The company is lowering its injection targets, he said. It bought 50 MMcf/d for injections in June and July but will take the volume down to 33 MMcf/d in August and continue with even lower levels in September and October. It turned out to be cheaper to front-load the majority of storage buying in the early part of injection season, he said.
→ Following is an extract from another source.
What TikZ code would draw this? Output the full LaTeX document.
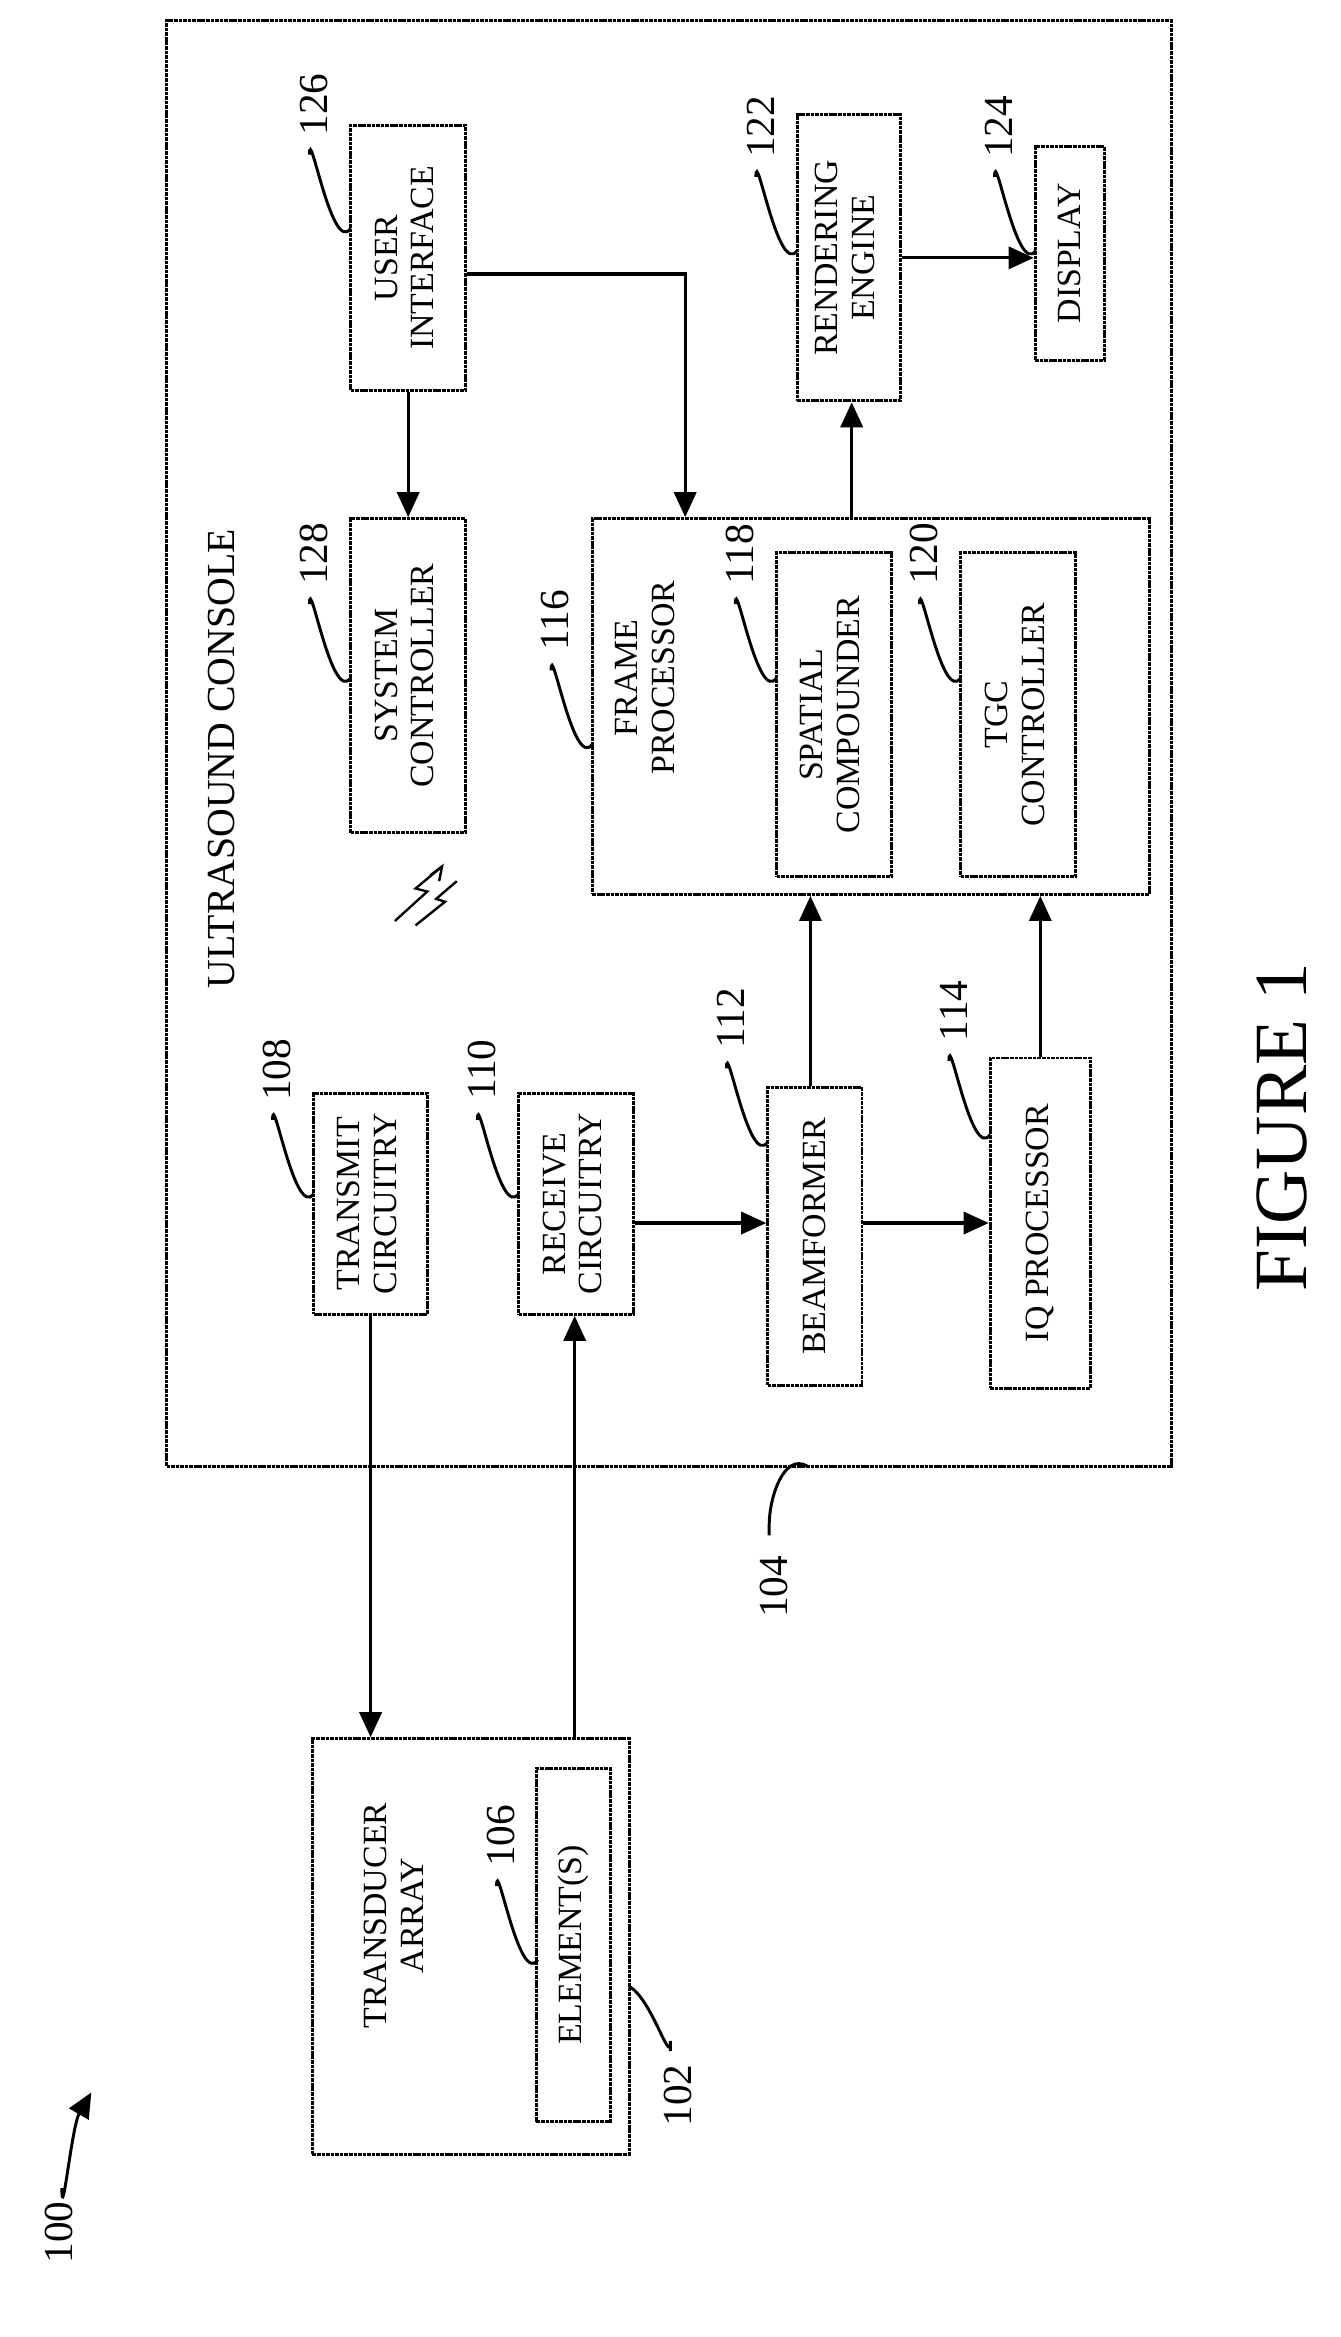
\documentclass[tikz,border=0pt]{standalone}
\usepackage{fontspec}
\setmainfont{Liberation Serif}
\usetikzlibrary{arrows.meta}
\begin{document}
\begin{tikzpicture}[x=1pt,y=-1pt,
  box/.style={draw,line width=2pt,dash pattern=on 2.5pt off 0.6pt,inner sep=0pt,font=\fontsize{23}{25}\selectfont},
  arr/.style={line width=2.2pt,-{Triangle[length=17pt,width=15pt]}},
  lead/.style={line width=2pt},
  num/.style={font=\fontsize{28}{30}\selectfont,rotate=90}]
\useasboundingbox (0,0) rectangle (910,1586);
\newcommand{\twol}[2]{\rotatebox{90}{\begin{tabular}{@{}c@{}}#1\\#2\end{tabular}}}
\newcommand{\lbl}[3]{% end x, end y, number
  \draw[lead] (#1-28,#2-50) to[out=90,in=-125] (#1,#2);
  \node[num] at (#1-25,#2-84) {#3};}
% console
\node[box,minimum width=682pt,minimum height=981pt] (con) at (454,504.5) {};
\node[font=\fontsize{27}{29}\selectfont,rotate=90] (ct) at (150,515) {ULTRASOUND CONSOLE};
% boxes
\node[box,minimum width=77pt,minimum height=150pt] (tx) at (251.5,817) {\twol{TRANSMIT}{CIRCUITRY}};
\node[box,minimum width=78pt,minimum height=150pt] (rx) at (391,817) {\twol{RECEIVE}{CIRCUITRY}};
\node[box,minimum width=64pt,minimum height=202pt] (bf) at (553,839) {\rotatebox{90}{BEAMFORMER}};
\node[box,minimum width=68pt,minimum height=224pt] (iq) at (706,830) {\rotatebox{90}{IQ PROCESSOR}};
\node[box,minimum width=378pt,minimum height=255pt] (fp) at (591,479.5) {};
\node[font=\fontsize{23}{25}\selectfont] (fpt) at (440,460) {\twol{FRAME}{PROCESSOR}};
\node[box,minimum width=78pt,minimum height=220pt] (sc) at (566,485) {\twol{SPATIAL}{COMPOUNDER}};
\node[box,minimum width=78pt,minimum height=220pt] (tgc) at (691,485) {\twol{TGC}{CONTROLLER}};
\node[box,minimum width=78pt,minimum height=213pt] (sys) at (277,458.5) {\twol{SYSTEM}{CONTROLLER}};
\node[box,minimum width=78pt,minimum height=180pt] (ui) at (277,175) {\twol{USER}{INTERFACE}};
\node[box,minimum width=70pt,minimum height=194pt] (re) at (576,175) {\twol{RENDERING}{ENGINE}};
\node[box,minimum width=47pt,minimum height=145pt] (dp) at (726,172) {\rotatebox{90}{DISPLAY}};
\node[box,minimum width=215pt,minimum height=282pt] (ta) at (319.5,1321) {};
\node[font=\fontsize{23}{25}\selectfont] (tat) at (270,1300) {\twol{TRANSDUCER}{ARRAY}};
\node[box,minimum width=50pt,minimum height=240pt] (el) at (389,1320) {\rotatebox{90}{ELEMENT(S)}};
% arrows
\draw[arr] (tx.south) -- (tx.south |- ta.north);
\draw[arr] (ta.north -| 390,0) -- (rx.south -| 390,0);
\draw[arr] (rx.east |- 0,830) -- (bf.west |- 0,830);
\draw[arr] (bf.east |- 0,830) -- (iq.west |- 0,830);
\draw[arr] (bf.north -| 550,0) -- (fp.south -| 550,0);
\draw[arr] (iq.north) -- (iq.north |- fp.south);
\draw[arr] (ui.south) -- (sys.north);
\draw[arr] (ui.east |- 0,186) -| (fp.north -| 465,0);
\draw[arr] (fp.north -| 578,0) -- (re.south -| 578,0);
\draw[arr] (re.east |- 0,175) -- (dp.west |- 0,175);
% labels
\lbl{238}{155}{126}
\lbl{238}{460}{128}
\lbl{541}{170}{122}
\lbl{703}{170}{124}
\lbl{402}{505}{116}
\lbl{527}{460}{118}
\lbl{652}{460}{120}
\lbl{213}{810}{108}
\lbl{352}{810}{110}
\lbl{521}{775}{112}
\lbl{672}{770}{114}
\lbl{365}{1330}{106}
\draw[lead] (427,1348) to[out=-30,in=-90] (455,1385) -- (455,1392);
\node[num] at (460,1422) {102};
\draw[lead] (548,995) to[out=150,in=90] (522,1035) -- (522,1042);
\node[num] at (525,1077) {104};
\node[num] at (40,1515) {100};
\draw[line width=2pt,-{Triangle[length=17pt,width=15pt]}] (42,1485) to[out=-90,in=-120] (62,1420);
% wireless symbol
\draw[line width=1.6pt] (268,625) -- (290,605) -- (282,603) -- (300,588);
\draw[line width=1.6pt] (282,628) -- (302,612) -- (296,610) -- (310,598);
\draw[line width=1.6pt] (292,594) -- (300,588) -- (298,598);
% figure
\node[font=\fontsize{51}{55}\selectfont,rotate=90] at (870,765) {FIGURE 1};
\end{tikzpicture}
\end{document}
The National Weather Service (NWS) expects above-normal temperatures during the Aug. 4-8 workweek from coast to coast. More specifically, the agency predicted such conditions in an area that includes most of California (except the northwest corner), extends northeastward into Montana and eastward into the Texas-Louisiana Gulf Coast area (excluding southern Arizona and New Mexico along with West Texas and South Texas), then narrows into a sweep to the Mid-Atlantic/lower Northeast region that excludes the Upper Midwest and much of the Southeast. The NWS forecast calls for below-normal temperatures in three areas: the Florida peninsula; most of Washington state and western Oregon; and in all but the southern ends of Minnesota, Wisconsin and Michigan.

Citi Futures Perspective analyst Tim Evan looks for storage additions of 70 Bcf, 70 Bcf and 80 Bcf to be reported for the weeks ending July 25, Aug. 1 and Aug. 8, respectively. Stephen Smith of Stephen Smith Energy Associates is closely aligned with Evans’ view in predicting a build of 69 Bcf for the week ending July 25.